Per la maggior parte di noi, “bufala” significa
mozzarella. Ed è proprio per produrre questo formaggio che ci sono tanti
allevamenti nel nostro paese. Trattandosi di aziende agricole
finalizzate alla produzione di latte e quindi interessate solo a animali
di genere femminile il problema è quello di gestire il surplus di
animali maschi che nella maggior parte dei casi vengono soppressi. La
questione che interessa anche gli allevamenti di galline ovaiole e altri
animali è già stata segnalata più volte da Il Fatto Alimentare.

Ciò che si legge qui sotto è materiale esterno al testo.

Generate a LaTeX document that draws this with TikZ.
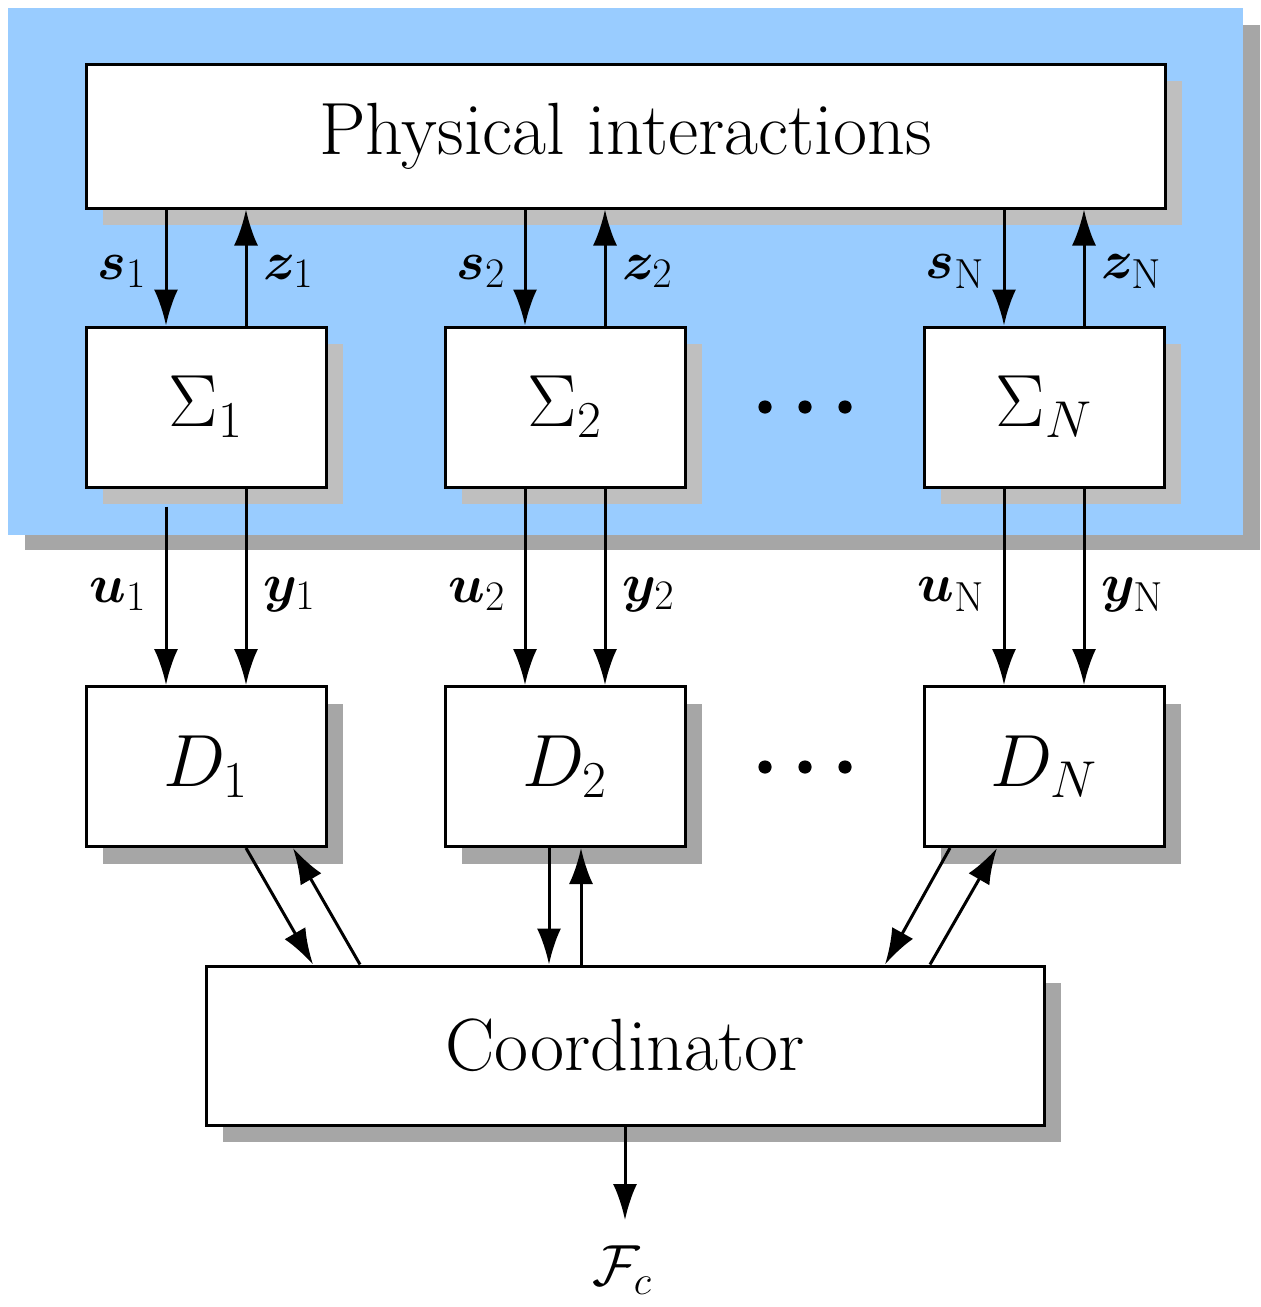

Proprio in questi giorni la Federazione dei veterinari europei ha
approvato un documento sui costi etici dell’abbattimento di animali non
utilizzati come bufalotti o capretti, ma anche i pulcini delle galline
ovaiole. “I veterinari – si legge nel documento – devono contribuire a
evitare la produzione di animali in surplus o indesiderati” che per i
produttori rappresentano un sottoprodotto indesiderato, di cui a volte
si liberano senza andare troppo per il sottile. Della questione dei
piccoli di bufalo soppressi alla nascita si era parlato qualche anno fa
in seguito a un’indagine dell’associazione Four Paws International su oltre cinquanta allevamenti del casertano e del salernitano.